TORONTO - Sidney Crosby’s line carried Team Canada against the Czech Republic last Saturday, producing three goals in the first period alone.
Against Team USA, Ryan O’Reilly’s unit chipped in twice. Jonathan Toews’ line picked up Canada against Team Europe on a night with nothing on the line.
So Mike Babcock had a message for Ryan Getzlaf’s line against Team Russia: Your turn.
“We gave ‘Getzy’ the night off (Wednesday), he should be fresh,” Babcock said. “He should be next.”
Flanked by John Tavares and Steven Stamkos, Getzlaf’s line has been one of Canada’s most dynamic so far in the World Cup of Hockey. They just have little to show for it in terms of goals. They’ve combined for five assists in three games, but no goals by that line.
Stamkos, in particular, hasn’t been able to buy a goal. He’s been robbed on at least five point-blank, memorable chances in this tournament.
Stamkos hasn’t scored a goal since March 28, nearly six months, in his second-to-last game before a blood clot was discovered in his shoulder area. It is a prodigious goal drought for perhaps the second greatest scorer of this generation behind Russia’s Alex Ovechkin, whom he will face Saturday night.
Consider: Stamkos has been blanked on 24 shots in six World Cup of Hockey contests for Canada, including the three pre-tournament games. That means he would have to score on each of his next five shots in succession just to reach his NHL-career shooting average of 17.2 per cent.
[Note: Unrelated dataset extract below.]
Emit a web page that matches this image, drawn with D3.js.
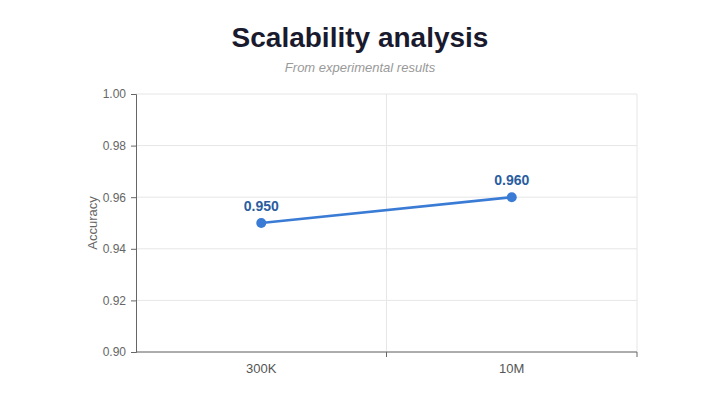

“Stammer’s had tons of chances,” Babcock said Saturday morning. “Just the math, over time, sorts itself out to score - so we’ve just got to stay with it. They’ve been good. They’re good players. Tavares has been a real good player for us. ‘Getzy’ is heavy with (the puck) and knows how to play without it. That’s a good group for us. We need that group to be dominant here.”
That Stamkos is averaging four shots per game for Team Canada is just one indication of how dominant they have been at times.
“They’re definitely around it, for sure,” Patrice Bergeron said. “They’re playing great. I think everyone is contributing to the success of this team. It’s not always about goals and points, it’s also about positioning and defending a goal and being committed to the success of the team - and I think that’s what we’re seeing from everyone.”
Stamkos, 26, said that buy-in has been the most eye-opening thing really being part of Team Canada at the best-on-best level for the first time.
“I know a lot of people say it, but they don’t necessarily mean it that it doesn’t matter who gets on the scoresheet,” Stamkos said this week. “It really doesn’t matter. That’s why Canada has been so successful in these tournaments. With the amount of talent, you’d say there’s only one puck out there, but it truly is ‘check your ego at the door.’ … We don’t care who scores, who doesn’t. We’re going out and winning this game and we don’t care how we do it.”
That doesn’t mean Team Canada couldn’t use the help, particularly in a single game elimination semifinal. It’s the perfect time to break through.
“A couple of guys just can't seem to find the back of the net yet,” Jonathan Toews said. “But we'd like to think that for the most part, they're saving those goals for the big games.”